Na de zitting is het dossier enige tijd aangehouden teneinde partijen in de gelegenheid te stellen om tot een oplossing van het geschil te komen. Partijen hebben geen oplossing bereikt, zodat de commissie uitspraak zal doen.

(2)

2. Feiten

De commissie gaat uit van de volgende feiten.

2.1 De consument en haar (toenmalige) echtgenoot hebben in juni 2003 via een onafhankelijke tussenpersoon, hun bestaande hypothecaire geldlening overgesloten naar (de rechts- voorganger van) de bank. Met de nieuwe geldlening is de hypothecaire geldlening van SNS Bank en een drietal consumptieve kredieten afgelost. De hoofdsom van de door de bank verstrekte geldlening bedroeg € 193.750,-. De consument en haar echtgenoot zijn ieder hoofdelijk aansprakelijk voor de geldlening. De bank heeft een hypotheekrecht gekregen op de echtelijke woning.

2.2 Tot 2015 zijn de maandtermijnen voor de geldlening iedere maand stipt voldaan. In 2017 zijn de consument en haar echtgenoot gescheiden. Op verzoek van de consument alsmede de medische noodzaak van de ex-echtgenoot heeft de bank in 2018 toestemming verleend voor verkoop van de woning met een tekort. Op 30 november 2018 is de echtelijke woning (onderhands) verkocht voor een bedrag van € 125.000,-. Ten tijde van de verkoop van de woning bedroeg de openstaande schuld aan de bank € 202.073,37. De verkoopopbrengst van de woning was onvoldoende om de hypothecaire geldlening af te lossen. Er ontstond daardoor een restschuld van € 80.823,49.

2.3 De bank heeft de vordering op de consument en haar ex-echtgenoot overgedragen aan een deurwaarder. De consument heeft met de deurwaarder een op draagkracht gebaseerde terugbetaalregeling getroffen van € 500,- per maand met ingang van februari 2019. In april 2019 heeft de consument aangegeven dat zij de overeengekomen betalingsregeling niet kan nakomen. In oktober 2019 heeft de advocaat van de consument een voorstel tegen finale kwijting gedaan. Dit heeft de bank afgewezen. Ook nadien zijn partijen er niet in geslaagd om tot een oplossing te komen. In mei 2020 heeft de consument een klacht ingediend bij het Kifid.

3. Vordering, klacht en verweer

Vordering van de consument

3.1 De consument vordert vergoeding van de door haar geleden schade die is ontstaan door toedoen van de bank. Voorts vordert de consument vergoeding van de juridische kosten van deze procedure.

(3)

Grondslagen en argumenten daarvoor

3.2 Aan haar vordering legt de consument ten grondslag dat de bank haar zorgplicht heeft geschonden.
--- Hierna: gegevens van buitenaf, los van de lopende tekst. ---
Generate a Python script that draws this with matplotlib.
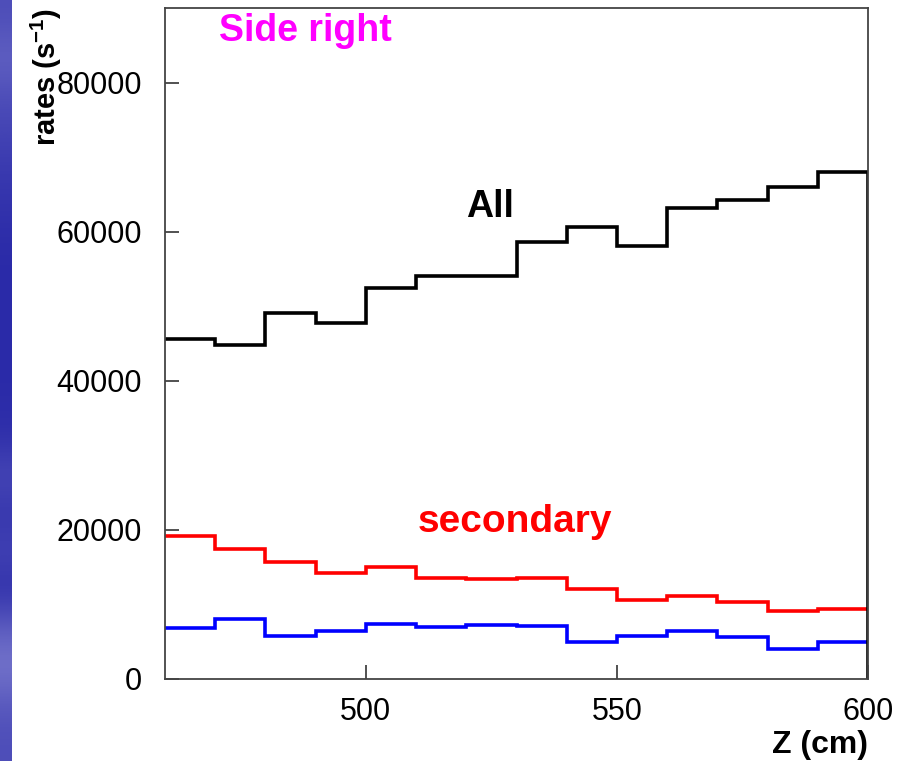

De consument voert hiertoe – samengevat – de volgende argumenten aan:

- er is sprake van overkreditering: de bank heeft in 2003 in verhouding tot het inkomen van de consument en haar ex-echtgenoot een te hoge lening verstrekt.

De bank heeft de betaalbaarheid van de geldlening op lange termijn niet onderzocht en heeft ook geen rekening gehouden met mogelijke toekomstige veranderingen in het leven van de consument. Daardoor is de consument als gevolg van veranderingen in haar persoonlijke leven (zoals arbeidsongeschiktheid van haar ex-echtgenoot en de

echtscheiding) in de problemen gekomen.

- met betrekking tot het terugbetalen van de restschuld is er sprake van een uitzichtloze situatie voor de consument en de bank werkt niet mee aan een oplossing. De bank heeft klachtwaardig gehandeld door een persoonlijk gesprek uit de weg te gaan en het verzoek tot kwijtschelding van de zijde van de consument steeds ter zijde te verschuiven. De bank blijft de consument verzoeken om een opgaaf te doen van haar inkomen en vermogen. Daarnaast wordt de gehele restschuld op de consument verhaald.

Verweer van de bank

3.3 De bank heeft de stellingen van de consument gemotiveerd weersproken. Voor zover nodig zal de commissie bij de beoordeling daarop ingaan.

4. Beoordeling

4.1 Aan de commissie ligt de vraag voor of de bank in onderhavige situatie de op haar rustende zorgplicht jegens de consument heeft geschonden. De commissie neemt hiertoe het

volgende in overweging.

Overkreditering

4.2 Vaststaat dat de consument en haar echtgenoot in 2003 via een door hen ingeschakelde tussenpersoon een hypothecaire geldlening bij de bank hebben afgesloten. De bank heeft gesteld dat zij de consument niet heeft geadviseerd ten aanzien van de geldlening. Nu de consument dit niet heeft betwist, gaat de commissie ervan uit dat het aan de hypotheek- aanvraag ten grondslag liggende advies door de door de consument ingeschakelde

tussenpersoon is verstrekt. Die tussenpersoon heeft in dit kader in ieder geval de rol van bemiddelaar vervuld, zoals ook op de hypotheekofferte vermeld staat. De bank heeft op basis van de door de tussenpersoon aangeleverde gegevens de hypotheekofferte opgesteld.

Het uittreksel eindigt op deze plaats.